Where does the string "this" appear in the records? Copy every line that contains it.

**Saved entries**
-*-

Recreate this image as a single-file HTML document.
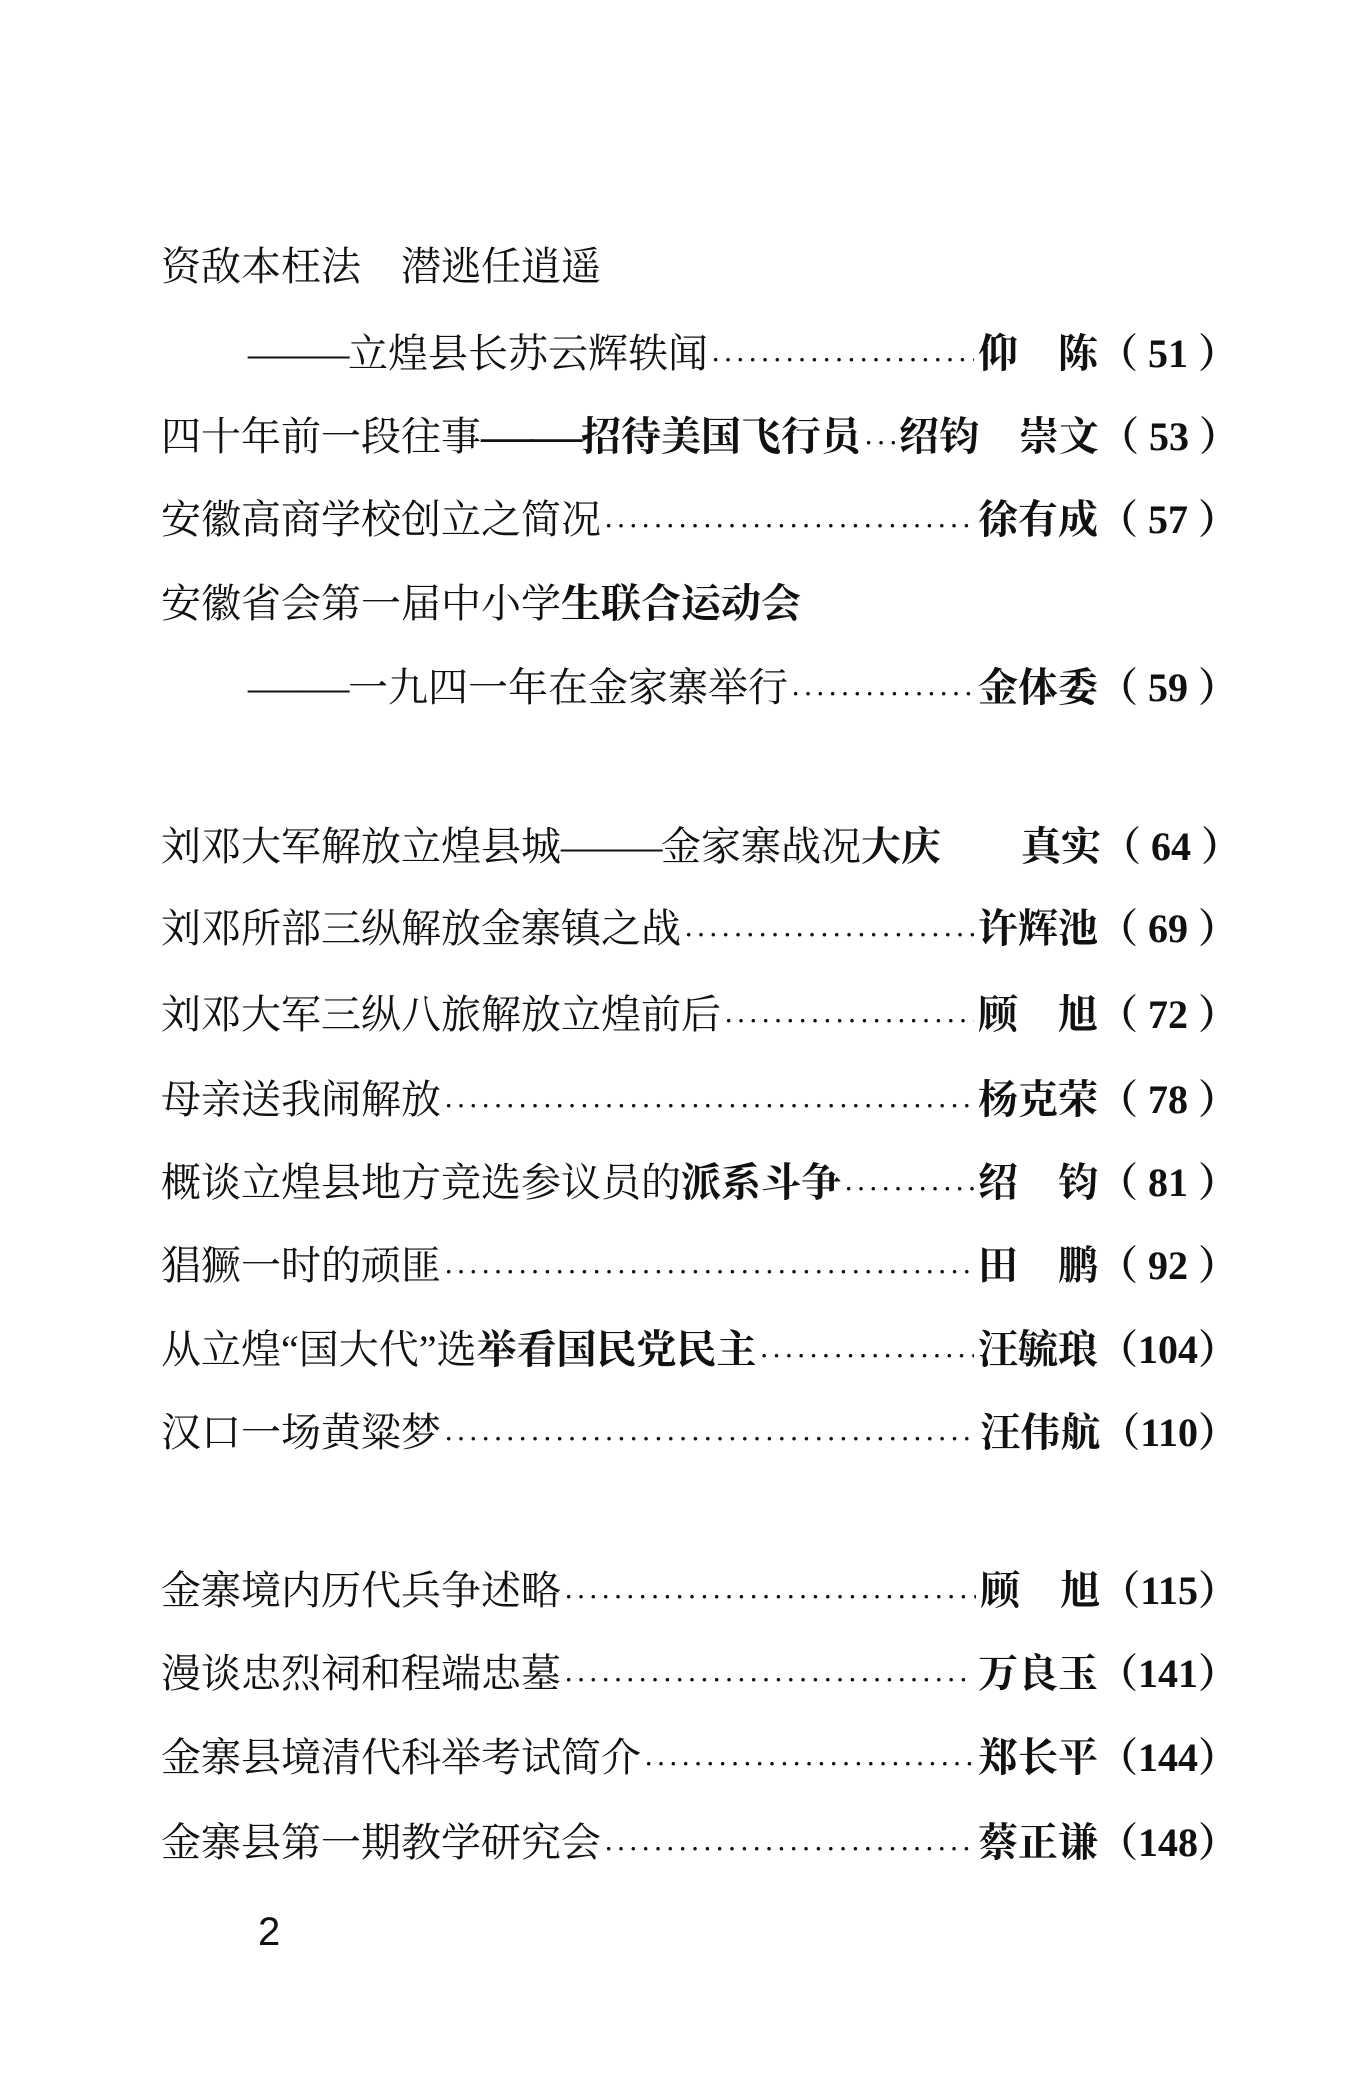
<!DOCTYPE html>
<html><head><meta charset="utf-8"><style>
body{margin:0;width:1370px;height:2085px;background:#fff;position:relative;overflow:hidden;font-family:"Liberation Serif","Noto Serif CJK SC",serif;color:#111}
.l{position:absolute;left:161px;width:1077px;display:flex;align-items:baseline;font-size:40px;line-height:46px;white-space:nowrap}
.i{left:248px;width:990px}
.d{flex:1;overflow:hidden;margin:0 4px;letter-spacing:5px;font-size:22px;font-weight:bold}
.d::before{content:"··································································································································"}
.r{font-weight:bold}
.b{font-weight:bold}
.dash{letter-spacing:-2px;transform:scaleX(1.3);display:inline-block;transform-origin:left;margin-right:24px}
</style></head><body>
<div class="l" style="top:244px">资敌本枉法　潜逃任逍遥</div>
<div class="l i" style="top:331px"><span class="dash">——</span>立煌县长苏云辉轶闻<span class="d"></span><span class="r">仰　陈（ 51 ）</span></div>
<div class="l" style="top:414px">四十年前一段往事<span class="b"><span class="dash">——</span>招待美国飞行员</span><span class="d" style="flex:0 0 30px"></span><span class="r">绍钧　崇文（ 53 ）</span></div>
<div class="l" style="top:497px">安徽高商学校创立之简况<span class="d"></span><span class="r">徐有成（ 57 ）</span></div>
<div class="l" style="top:581px">安徽省会第一届中小学<span class="b">生联合运动会</span></div>
<div class="l i" style="top:665px"><span class="dash">——</span>一九四一年在金家寨举行<span class="d"></span><span class="r">金体委（ 59 ）</span></div>
<div class="l" style="top:824px">刘邓大军解放立煌县城<span class="dash">——</span>金家寨战况<span style="flex:1"></span><span class="r">大庆　　真实（ 64 ）</span></div>
<div class="l" style="top:906px">刘邓所部三纵解放金寨镇之战<span class="d"></span><span class="r">许辉池（ 69 ）</span></div>
<div class="l" style="top:992px">刘邓大军三纵八旅解放立煌前后<span class="d"></span><span class="r">顾　旭（ 72 ）</span></div>
<div class="l" style="top:1077px">母亲送我闹解放<span class="d"></span><span class="r">杨克荣（ 78 ）</span></div>
<div class="l" style="top:1160px">概谈立煌县地方竞选参议员的<span class="b">派系斗争</span><span class="d"></span><span class="r">绍　钧（ 81 ）</span></div>
<div class="l" style="top:1243px">猖獗一时的顽匪<span class="d"></span><span class="r">田　鹏（ 92 ）</span></div>
<div class="l" style="top:1327px">从立煌“国大代”选<span class="b">举看国民党民主</span><span class="d"></span><span class="r">汪毓琅（104）</span></div>
<div class="l" style="top:1410px">汉口一场黄粱梦<span class="d"></span><span class="r">汪伟航（110）</span></div>
<div class="l" style="top:1568px">金寨境内历代兵争述略<span class="d"></span><span class="r">顾　旭（115）</span></div>
<div class="l" style="top:1651px">漫谈忠烈祠和程端忠墓<span class="d"></span><span class="r">万良玉（141）</span></div>
<div class="l" style="top:1735px">金寨县境清代科举考试简介<span class="d"></span><span class="r">郑长平（144）</span></div>
<div class="l" style="top:1820px">金寨县第一期教学研究会<span class="d"></span><span class="r">蔡正谦（148）</span></div>
<div style="position:absolute;left:258px;top:1910px;font-size:40px;font-family:'Liberation Sans',sans-serif">2</div>
</body></html>
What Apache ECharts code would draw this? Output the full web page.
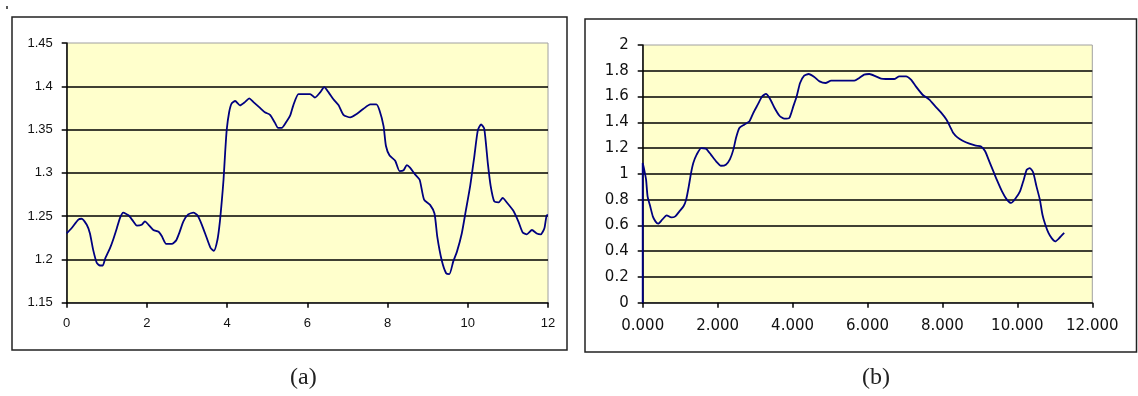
<!DOCTYPE html>
<html>
<head>
<meta charset="utf-8">
<script src="https://cdn.jsdelivr.net/npm/echarts@6/dist/echarts.min.js"></script>
<style>
  html, body { margin: 0; padding: 0; background: #ffffff; }
  #chart { width: 1138px; height: 396px; }
</style>
</head>
<body>
<div id="chart"></div>
<script>
// Panel (a): signal over 0..12
const xA = [0, 0.12, 0.29, 0.37, 0.5, 0.58, 0.66, 0.75, 0.83, 0.9, 0.96, 1.08, 1.16, 1.25, 1.33, 1.41,
  1.54, 1.66, 1.75, 1.87, 1.95, 2.04, 2.16, 2.29, 2.37, 2.48, 2.62, 2.73, 2.81, 2.91, 3.03, 3.16,
  3.26, 3.37, 3.49, 3.59, 3.67, 3.76, 3.82, 3.87, 3.91, 3.95, 3.99, 4.05, 4.11, 4.2, 4.32, 4.45,
  4.55, 4.65, 4.82, 4.94, 5.07, 5.19, 5.27, 5.36, 5.49, 5.57, 5.65, 5.78, 5.98, 6.07, 6.19, 6.32,
  6.42, 6.53, 6.65, 6.78, 6.9, 7.07, 7.23, 7.4, 7.57, 7.72, 7.8, 7.9, 7.96, 8.05, 8.19, 8.3,
  8.4, 8.48, 8.56, 8.69, 8.8, 8.91, 9.06, 9.17, 9.24, 9.35, 9.46, 9.54, 9.64, 9.73, 9.85, 9.95,
  10.06, 10.16, 10.25, 10.33, 10.41, 10.5, 10.57, 10.66, 10.77, 10.87, 10.97, 11.14, 11.26, 11.37,
  11.47, 11.6, 11.72, 11.82, 11.91, 11.97, 12];
const yA = [1.230, 1.236, 1.246, 1.247, 1.240, 1.230, 1.211, 1.196, 1.193, 1.193, 1.201, 1.213, 1.223,
  1.236, 1.248, 1.254, 1.251, 1.244, 1.239, 1.240, 1.244, 1.240, 1.234, 1.232, 1.227, 1.218, 1.218,
  1.222, 1.231, 1.244, 1.252, 1.254, 1.251, 1.240, 1.225, 1.213, 1.210, 1.223, 1.244, 1.269, 1.292,
  1.323, 1.350, 1.370, 1.380, 1.383, 1.378, 1.382, 1.386, 1.382, 1.375, 1.370, 1.367, 1.358, 1.352,
  1.352, 1.360, 1.366, 1.378, 1.391, 1.391, 1.391, 1.387, 1.393, 1.399, 1.393, 1.385, 1.378, 1.367,
  1.364, 1.368, 1.374, 1.379, 1.379, 1.372, 1.354, 1.331, 1.320, 1.314, 1.302, 1.303, 1.309, 1.306,
  1.298, 1.292, 1.269, 1.263, 1.253, 1.226, 1.199, 1.184, 1.183, 1.198, 1.209, 1.230, 1.256, 1.285,
  1.318, 1.349, 1.356, 1.351, 1.311, 1.285, 1.267, 1.266, 1.271, 1.266, 1.256, 1.244, 1.231, 1.229,
  1.234, 1.230, 1.229, 1.236, 1.251, 1.251];

// Panel (b): signal over 0..~11.2
const xB = [0, 0, 0.04, 0.09, 0.13, 0.2, 0.27, 0.34, 0.41, 0.52, 0.64, 0.76, 0.87, 0.98, 1.09, 1.16,
  1.23, 1.29, 1.35, 1.44, 1.56, 1.69, 1.82, 1.96, 2.09, 2.22, 2.33, 2.42, 2.49, 2.58, 2.71, 2.85,
  2.95, 3.07, 3.19, 3.29, 3.4, 3.52, 3.65, 3.78, 3.91, 4.02, 4.11, 4.2, 4.31, 4.43, 4.58, 4.72,
  4.88, 5.03, 5.34, 5.65, 5.78, 5.91, 6.05, 6.22, 6.36, 6.49, 6.71, 6.85, 7.03, 7.16, 7.29, 7.47,
  7.65, 7.81, 7.96, 8.11, 8.2, 8.29, 8.4, 8.54, 8.72, 8.89, 9.03, 9.14, 9.25, 9.36, 9.45, 9.59,
  9.72, 9.83, 9.94, 10.07, 10.17, 10.25, 10.33, 10.42, 10.51, 10.6, 10.67, 10.74, 10.83, 10.92,
  11.01, 11.12, 11.25];
const yB = [0, 1.084, 1.032, 0.955, 0.825, 0.748, 0.670, 0.631, 0.613, 0.644, 0.678, 0.662, 0.670,
  0.709, 0.748, 0.800, 0.903, 1.006, 1.084, 1.149, 1.200, 1.195, 1.149, 1.097, 1.063, 1.071, 1.115,
  1.188, 1.278, 1.356, 1.382, 1.408, 1.472, 1.537, 1.602, 1.620, 1.581, 1.511, 1.451, 1.428, 1.433,
  1.524, 1.602, 1.705, 1.762, 1.775, 1.752, 1.718, 1.705, 1.723, 1.723, 1.723, 1.744, 1.770, 1.775,
  1.757, 1.739, 1.736, 1.736, 1.757, 1.757, 1.731, 1.679, 1.614, 1.576, 1.524, 1.477, 1.420, 1.369,
  1.317, 1.283, 1.257, 1.234, 1.219, 1.213, 1.175, 1.097, 1.019, 0.955, 0.864, 0.800, 0.774, 0.805,
  0.864, 0.955, 1.032, 1.045, 1.012, 0.903, 0.800, 0.683, 0.611, 0.541, 0.499, 0.476, 0.502, 0.541];

// Axis ranges and tick steps
const ticksXA = [0, 2, 4, 6, 8, 10, 12];
const ticksYA = [1.15, 1.2, 1.25, 1.3, 1.35, 1.4, 1.45];
const ticksXB = [0, 2, 4, 6, 8, 10, 12];
const ticksYB = [0, 0.2, 0.4, 0.6, 0.8, 1, 1.2, 1.4, 1.6, 1.8, 2];

const captions = ['(a)', '(b)'];

const zip = (xs, ys) => xs.map((x, i) => [x, ys[i]]);

const TEXT = '#111';
const LINE = '#000080';

function xAxis(gridIndex, ticks, fmt, font) {
  return {
    type: 'value', gridIndex,
    min: ticks[0], max: ticks[ticks.length - 1], interval: ticks[1] - ticks[0],
    axisLine: { show: true, onZero: false, lineStyle: { color: '#000', width: 1.5 } },
    axisTick: { show: true, length: 5, lineStyle: { color: '#000', width: 1.5 } },
    axisLabel: { color: TEXT, fontFamily: font.family, fontSize: font.size, margin: font.xMargin, formatter: fmt },
    splitLine: { show: false }
  };
}

function yAxis(gridIndex, ticks, font) {
  return {
    type: 'value', gridIndex,
    min: ticks[0], max: ticks[ticks.length - 1], interval: +(ticks[1] - ticks[0]).toFixed(4),
    axisLine: { show: true, onZero: false, lineStyle: { color: '#000', width: 1.5 } },
    axisTick: { show: true, length: 5, lineStyle: { color: '#000', width: 1.5 } },
    axisLabel: { color: TEXT, fontFamily: font.family, fontSize: font.size, margin: font.yMargin,
      formatter: v => String(+v.toFixed(2)) },
    splitLine: { show: true, showMinLine: false, showMaxLine: false, lineStyle: { color: '#000', width: 1.6 } }
  };
}

const fontA = { family: '"Liberation Sans", Arial, sans-serif', size: 13, xMargin: 14, yMargin: 14 };
const fontB = { family: '"DejaVu Sans", Verdana, sans-serif', size: 15, xMargin: 16, yMargin: 14 };

const chart = echarts.init(document.getElementById('chart'), null, { renderer: 'canvas' });

chart.setOption({
  animation: false,
  backgroundColor: '#ffffff',
  grid: [
    { left: 66.7, top: 43, width: 481.3, height: 259.7, show: true, backgroundColor: '#FFFFCC',
      borderColor: '#a0a0a0', borderWidth: 1 },
    { left: 642.7, top: 45, width: 449.6, height: 257.7, show: true, backgroundColor: '#FFFFCC',
      borderColor: '#a0a0a0', borderWidth: 1 }
  ],
  xAxis: [
    xAxis(0, ticksXA, v => String(v), fontA),
    xAxis(1, ticksXB, v => v.toFixed(3), fontB)
  ],
  yAxis: [
    yAxis(0, ticksYA, fontA),
    yAxis(1, ticksYB, fontB)
  ],
  series: [
    { type: 'line', xAxisIndex: 0, yAxisIndex: 0, data: zip(xA, yA), showSymbol: false,
      smooth: 0.2, lineStyle: { color: LINE, width: 1.8 }, z: 5 },
    { type: 'line', xAxisIndex: 1, yAxisIndex: 1, data: zip(xB, yB), showSymbol: false,
      smooth: 0.2, lineStyle: { color: LINE, width: 1.8 }, z: 5 }
  ],
  graphic: [
    // chart-area frames
    { type: 'rect', shape: { x: 12, y: 17, width: 555, height: 333 },
      style: { fill: 'none', stroke: '#222', lineWidth: 1.5 }, z: -1 },
    { type: 'rect', shape: { x: 585, y: 19, width: 551.5, height: 333 },
      style: { fill: 'none', stroke: '#222', lineWidth: 1.5 }, z: -1 },
    // small mark at the top-left corner
    { type: 'line', shape: { x1: 7, y1: 6, x2: 7, y2: 9 }, style: { stroke: '#222', lineWidth: 1.5 } },
    // captions
    { type: 'text', left: 290, top: 366, style: { text: captions[0], font: '24px "Liberation Serif", "Times New Roman", serif', fill: '#222' } },
    { type: 'text', left: 862, top: 366, style: { text: captions[1], font: '24px "Liberation Serif", "Times New Roman", serif', fill: '#222' } }
  ]
});
</script>
</body>
</html>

-*-

**FINAL RESULT**
Recreate this image as a single-file HTML document.
What Apache ECharts code would draw this? Output the full web page.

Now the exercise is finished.